J’accompagne actuellement une autre personne hospitalisée, démolie par une partie de son entourage au travail. Une profonde déprime l’a amenée à des gestes irréguliers et qui aujourd’hui sont considérés comme justes motifs de licenciement. Est-ce que nous mesurons les dégâts qu’on peut engendrer par des attitudes injustes, des paroles assassines ? Il est facile de mettre quelqu’un à terre, tellement plus difficile de l’aider à se relever. Jésus peut devenir une bonne nouvelle qui fait vivre, parfois, grâce aux relais que nous pouvons assurer auprès des malades. Alors, la chaleur du matin de Pâques redonne courage et vie.

Avec Jésus, retrouver enfin la grande famille de l’Eglise ! Evidemment, je fais maintenant allusion à la deuxième lecture de ce jour. Dans la communauté de Corinthe, il y a des mésententes, des divisions : les uns se réclament de Paul, d’autres d’Apollos, d’autres de Pierre, d’autres enfin du Christ. Paul s’enflamme avec des questions auxquelles il n’est pas nécessaire de donner des réponses. « Le Christ est-il donc divisé ? Est-ce moi Paul qui a été crucifié pour vous ? Est-ce au nom de Paul que vous avez été baptisés ? » Les Corinthiens ont dû comprendre l’exhortation à retrouver « la parfaite harmonie de pensées et de sentiments autour du Christ. »
Dans le Christ seul est la source de vie. C’était le thème de la semaine de prière de l’unité qui vient de se terminer. Les divisions entre chrétiens continuent d’être un scandale en ce début du 21ème siècle. Nous sommes encore loin de l’unité selon le désir du Christ et l’exhortation de Paul.

Et pourtant, des signes positifs sont donnés ici et là. A Assise par exemple, jeudi dernier, où des représentants de différentes religions du monde se sont engagés au service de la paix, en compagnie de Jean Paul II. Mais aussi plus proche de nous et plus modestement, dans cette église de Fétigny, où nous avons réuni, dimanche passé, les communautés catholique et protestante de la région. Dans les familles de trois frères, il y avait quatre enfants à baptiser dont des jumeaux. Deux enfants ont reçu le baptême protestant des mains du pasteur et deux autres le baptême catholique des mains du prêtre. L’assemblée était chaleureuse, priante, chantante… C’est une bonne nouvelle quand des croyants, des chrétiens de confessions différentes se rassemblent, recherchent des chemins de paix, d’unité.

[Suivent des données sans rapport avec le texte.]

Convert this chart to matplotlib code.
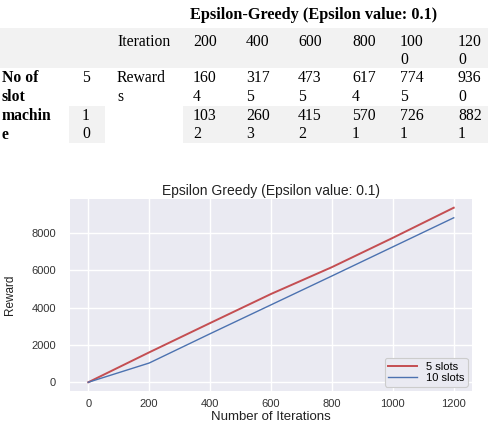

Mais reconnaissons-le, le Seigneur a encore beaucoup de travail à faire avec nous, pour que nos communautés soient vivantes et rayonnantes. Sommes-nous disposés à entendre ses appels comme Pierre, André et les autres disciples ? La Bonne Nouvelle les a réjouis et le moment venu, ils n’ont pas hésité à partir jusqu’au bout du monde pour l’annoncer et surtout en vivre. Jésus appelle des pêcheurs de poissons, en pleine activité. Démarche pleine de signification : ils passeront d’un travail à l’autre, d’une pêche à une autre, ils deviendront des « pêcheurs d’hommes ».

Saurons-nous, avec humilité et simplicité, nous mettre à l’école de Jésus, le maître de la bonne Nouvelle ? Essayons donc, de laisser tomber les mauvaises nouvelles, en tous cas, de ne plus en être les acteurs. Soyons, à la suite d’une multitude de témoins, les agents de la mondialisation de la bonne Nouvelle. Amen.